Wahlkampf 2013

Genomanalyse

07.04.2003: Zu den heutige Anregungen des Bundesinnenministers, mehr Personen unter erleichterten Voraussetzungen DNA-Proben für künftige Strafverfolgung abzunehmen, erklärt Hans-Christian Ströbele:

Bündnis 90/Die Grünen begrüßen, wenn mit Hilfe von Genom-Analysen Straftaten aufgeklärt oder gar Täter überführt werden können, nachdem die rechtlichen Möglichkeiten hierfür seit 1998 erheblich erweitert wurden. Danach werden schon heute nicht nur Verurteilten, sondern auch tausenden wegen Kapitaldelikten Verdächtigen vorsorglich DNA-Proben im Hinblick auf etwaige Wiederholungstaten abgenommen. 265.000 Proben speichert die Polizei, monatlich kommen 6000 bis 7000 neue hinzu. Eine zusätzliche Absenkung der rechtlichen Voraussetzungen hierfür und Ausweitung des betroffenen Personenkreises lehnen wir aus rechtlichen und praktischen Gründen ab.

Die Erhebung und Speicherung solcher sensibler personenbezogener Daten ist nur bei konkretem Bedarf im unerläßlichen Umfang zulässig; eine bloße Datenspeicherung auf Vorrat für ungewisse künftige Bedarfsfälle hat das Bundesverfassungsgericht im Volkszählungsurteil als verfassungswidrig verworfen. Danach darf nicht ins Blaue hinein angenommen werden, dass jeder verurteilte Straftäter oder gar nur Verdächtige zur Wiederholungstat neigen könnte, so dass seine Körperspuren schon präventiv erhoben und gespeichert werden müssten.

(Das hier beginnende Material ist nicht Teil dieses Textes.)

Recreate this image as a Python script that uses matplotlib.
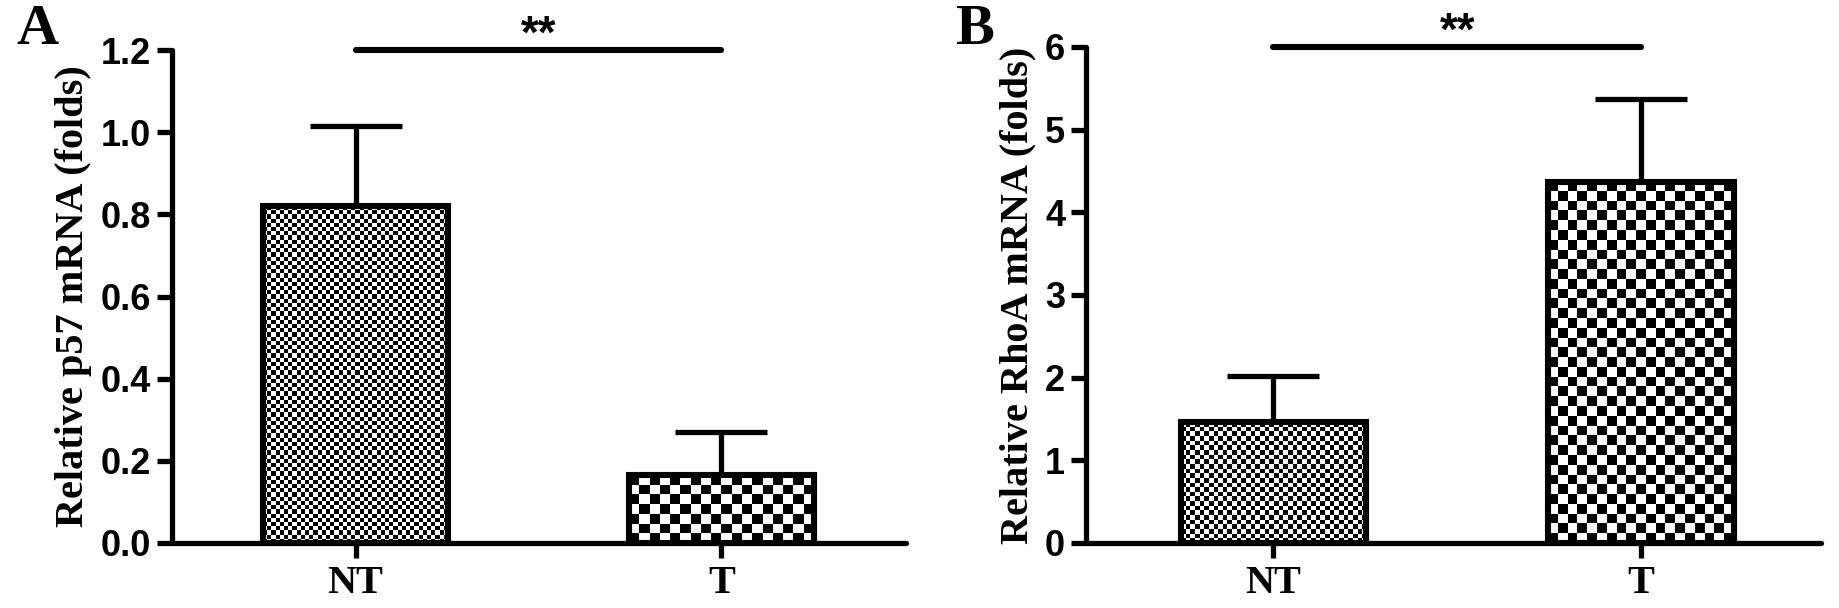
import numpy as np
import matplotlib
matplotlib.use("Agg")
import matplotlib.pyplot as plt

# data
groups = ["NT", "T"]
p57_mean = [0.82, 0.165]
p57_err = [0.195, 0.105]
rhoa_mean = [1.46, 4.37]
rhoa_err = [0.56, 1.0]

p57_ticks = [0.0, 0.2, 0.4, 0.6, 0.8, 1.0, 1.2]
rhoa_ticks = [0, 1, 2, 3, 4, 5, 6]

fig = plt.figure(figsize=(18.4, 6.08), dpi=100)
W, H = 1840, 608

LW = 3.8
serif = ["Liberation Serif", "DejaVu Serif"]
sans = ["Liberation Sans", "DejaVu Sans"]


def checker(ax, x0, x1, h, cell_px):
    # checkerboard fill in the bar area, cell size in pixels
    p0 = ax.transData.transform((x0, 0))
    p1 = ax.transData.transform((x1, h))
    nx = max(1, int(round(abs(p1[0] - p0[0]) / cell_px)))
    ny = max(1, int(round(abs(p1[1] - p0[1]) / cell_px)))
    yy, xx = np.mgrid[0:ny, 0:nx]
    img = ((xx + yy) % 2).astype(float)
    ax.imshow(img, extent=(x0, x1, 0, h), cmap="gray", vmin=0, vmax=1,
              interpolation="nearest", aspect="auto", zorder=2, origin="lower")


def panel(rect, means, errs, ticks, ylim, xlim, cells, ylabel, letter, letter_xy, sig_y):
    ax = fig.add_axes(rect)
    x = np.arange(len(groups))
    ax.set_xlim(*xlim)
    ax.set_ylim(*ylim)
    width = 0.505
    bars = ax.bar(x, means, width=width, facecolor="none", edgecolor="black",
                  linewidth=LW + 0.6, zorder=3)
    for b, c in zip(bars, cells):
        checker(ax, b.get_x(), b.get_x() + b.get_width(), b.get_height(), c)
    ax.set_xlim(*xlim)
    ax.set_ylim(*ylim)
    ax.errorbar(x, means, yerr=[np.zeros(len(errs)), errs], fmt="none",
                ecolor="black", elinewidth=LW, capsize=33, capthick=LW, zorder=1)
    for s in ["top", "right"]:
        ax.spines[s].set_visible(False)
    for s in ["left", "bottom"]:
        ax.spines[s].set_linewidth(LW)
        ax.spines[s].set_capstyle("round")
    ax.set_xticks(x)
    ax.set_xticklabels(groups, fontfamily=serif, fontweight="bold", fontsize=29)
    ax.set_yticks(ticks)
    ax.set_yticklabels([str(t) for t in ticks], fontfamily=sans, fontweight="bold", fontsize=26)
    ax.tick_params(axis="both", width=LW, length=11, direction="out")
    ax.tick_params(axis="x", pad=5)
    ax.tick_params(axis="y", pad=4)
    ax.set_ylabel(ylabel, fontfamily=serif, fontweight="bold", fontsize=29, labelpad=6)
    # significance bar
    ax.plot([x[0], x[1]], [sig_y, sig_y], color="black", lw=LW + 0.6,
            solid_capstyle="round", clip_on=False, zorder=4)
    ax.annotate("**", ((x[0] + x[1]) / 2, sig_y), xytext=(0, 2), textcoords="offset points",
                ha="center", va="baseline", fontfamily=sans, fontweight="bold", fontsize=33,
                annotation_clip=False)
    fig.text(letter_xy[0], letter_xy[1], letter, fontfamily=serif, fontweight="bold",
             fontsize=42, ha="center", va="center")
    return ax


panel([172 / W, 1 - 543 / H, (906 - 172) / W, (543 - 50) / H],
      p57_mean, p57_err, p57_ticks, (0, 1.2), (-0.502, 1.505), (4.2, 10),
      "Relative p57 mRNA (folds)", "A", (37 / W, 1 - 30 / H), 1.2)

panel([1086 / W, 1 - 543 / H, (1821 - 1086) / W, (543 - 47) / H],
      rhoa_mean, rhoa_err, rhoa_ticks, (0, 6), (-0.51, 1.49), (4.6, 9.8),
      "Relative RhoA mRNA (folds)", "B", (975 / W, 1 - 30 / H), 6.0)

fig.savefig("out.png", dpi=100)
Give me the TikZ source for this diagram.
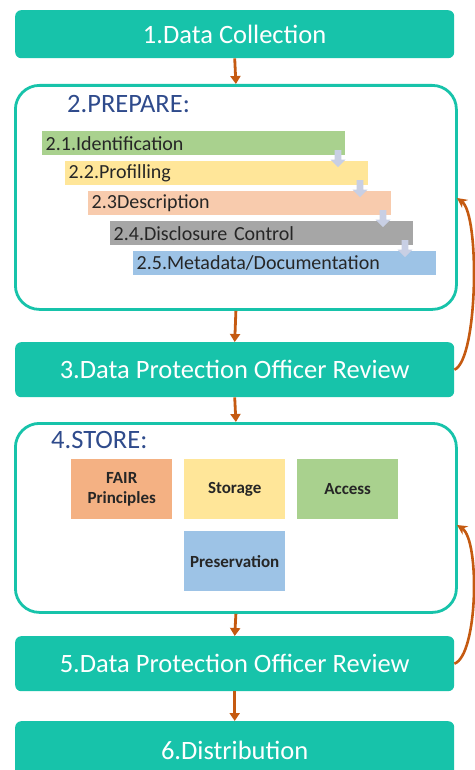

Genau solche Massentests fordern jedoch die CDU/CSU-regierten Bundesländer, die allen "Verdächtigen" gleich welchen Delikts im Rahmen erkennungsdienstlicher Behandlung auch sensible Genspuren abnehmen lassen wollen, egal ob der Verdacht sich bestätigt oder widerlegt wird. Nach einem Unions-Gesetzentwurf im Bundesrat soll dies vor allem gelten für Verdächtige wegen Diebstahls und Körperverletzung.

Man stelle sich dies vor: Jeder Verdacht eines Ladendiebstahls oder Autounfalls mit fahrlässiger Körperverletzung führe dazu, dass genetische Daten des Verdächtigen erhoben und gespeichert werden bis zu dessen Tod. Das ist kriminalistisch nicht begründbar, uferlos, mangels finanz- und Laborkapazitäten praktisch undurchführbar sowie unverhältnismäßig und durch das Grundgesetz untersagt.

Zudem besteht die Gefahr, daß aus entnommenen Proben, die eigentlich bei künftigen Delikten nur zum Identitätsabgleich dienen sollen, angesichts des technischen Fortschritts künftig sicher viele weitere sensible Erkenntnisse über die Betroffenen gewonnen werden können.

Daher werden Grüne solchen Phantasien der Union, Bürgerinnen und Bürger unter Generalverdacht zu stellen und heikle Datenspuren dauerhaft abzuspeichern, nicht zur Verwirklichung verhelfen.